L’unica cosa che potrebbe unire il pianeta è un programma spaziale unificato.., la Terra diventa una stazione spaziale e la guerra è semplicemente fuori questione, irrilevante, palesemente folle in un contesto di centri di ricerca, porti spaziali, e nell’euforia di lavorare con gente che ti piace e che rispetti verso un obiettivo comune, un obiettivo da cui tutti i lavoratori trarranno vantaggi. La felicità è un prodotto secondario della funzione. La stazione spaziale planetaria darà a tutti i partecipanti un’opportunità di funzionare.

La quarta di copertina. Western, fantascienza e fascinazioni gay trasformano un possente affresco tripartito in un piccolo film, ammaliandoci con uno stile visionario che abbatte tutti i generi ed è ormai diventato un classico della letteratura.

“Qualche volta i sentieri durano più delle strade”: così aveva sentenziato William Burroughs ne Le città della notte rossa, primo capitolo di una “trilogia della tarda maturità” di cui fanno parte anche Strade morte e Terre occidentali. E l’apertura di questo libro non deluderà chi ha imparato ad amare le bizzarre creazioni del Padrino dei Beat: una classica sparatoria in stile Vecchia Frontiera ci catapulta indietro nei decenni alle soglie del Novecento, testimoni attoniti delle stralunate avventure di Kim Carsons — pistolero sui generis che legge Rimbaud — e dei suoi sodali impegnati a salvare la libertà della galassia.
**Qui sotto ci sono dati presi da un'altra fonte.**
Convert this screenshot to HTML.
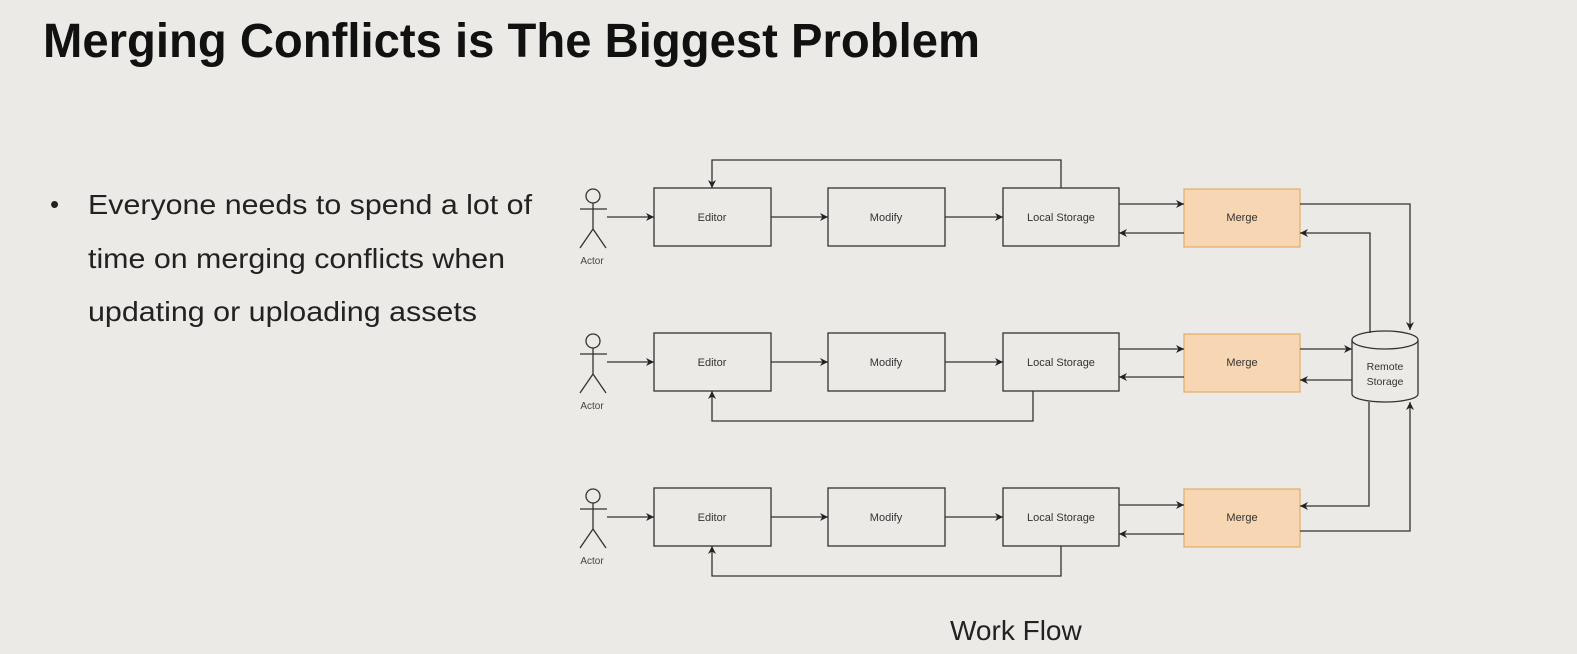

Tra eroi decadenti e vagabondaggi nel tempo, Strade morte si svela come un rosario senza scampo in cui le vicende dell’umanità si ripropongono sempre e in ogni epoca: cicliche, indecifrabili e lanciate a folle velocità verso un destino beffardo finché “il cielo si oscura e si spegne’.

William S. Burroughs, Strade morte (The Place of Dead Roads, 1983), traduzione di Giulio Saponaro, Elliot Edizioni, collana Raggi, pagg. 405, euro 22,00.